The rarity of Dave's and my agreeing is again noted for the
record. Lest we get too carried away by it, one observation
below.
--On Saturday, August 31, 2002 10:13 AM -0700 Dave Crocker
<dhc@dcrocker.net> wrote:
>...
> Personally, I believe that publishing as Experimental is
> unnecessary and that it would be disastrous.
>
> Experimental makes sense when a technology is not well
> understood. That is not the problem, here. The problem,
> here, about making difficult decisions, not about
> understanding them.
>...
Well, I think there is a problem that may border on
understanding, and it is tied up with my major personal
objection to the general style of the work that has come out of
the WG. I believe that IDNA (and the supporting documents) are,
with the exceptions and qualifications Dave and I are pushing
on, a reasonably well-understood solution to _some_ problem.
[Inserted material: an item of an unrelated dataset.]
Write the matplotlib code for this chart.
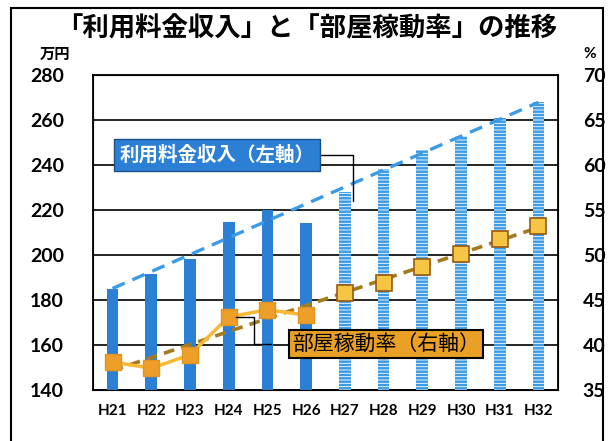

I'm not sure I know what that problem is, who cares about it,
and whether it is important enough to justify changes to the way
the DNS works and is interpreted. Re those changes, we can
debate how significant they will be, and there are differences
of opinion about who will be impacted and how much pain they
will feel, but I think it is relatively certain that the pain
level will be non-zero.
This is not a joke. I know that the IDNA approach, with
adequate definition of the characters to be used, will permit
internationalization of low-level identifiers. If that is all
we care about, then there is a case to be made that it is
actually more mechanism than is needed: if the same constrained
processes are to be used to access a name that cause it to be
created, than the subtle issues of character matching for
different codepoints may not be relevant. By contrast, it is
clear that the WG has not solved (Dave would, I think, say that
it has no scope or charter to even examine) the set of questions
associated with accurate transcription of DNS names from other
environments and media. It is equally clear that many people
are focused on that problem and won't consider any "DNS
internationalization" problem to be solved unless it has some
adequate resolution.
So I would [still] like to see a clear statement about what
problem the IDN WG's solution solves.
> The Internet needs workable IDN now. (Actually, it needed it
> a few years ago.) So, we need to make the difficult
> decisions, to make IDN workable. And we need to publish as
> Proposed.
I agree with this in principle. I will agree in practice as
soon as someone tells me what "workable IDN" means, in precise
language, so that goal and the IDN WG solutions can be compared.
I'm sure that answer is clear to many of you, but it is not
clear in the documents -- to a greater or lesser degree, they
describe how to do something, but not, at a abstract level, why
one would want to do it-- and it is not clear to me (and I have
tried, very hard, to understand it).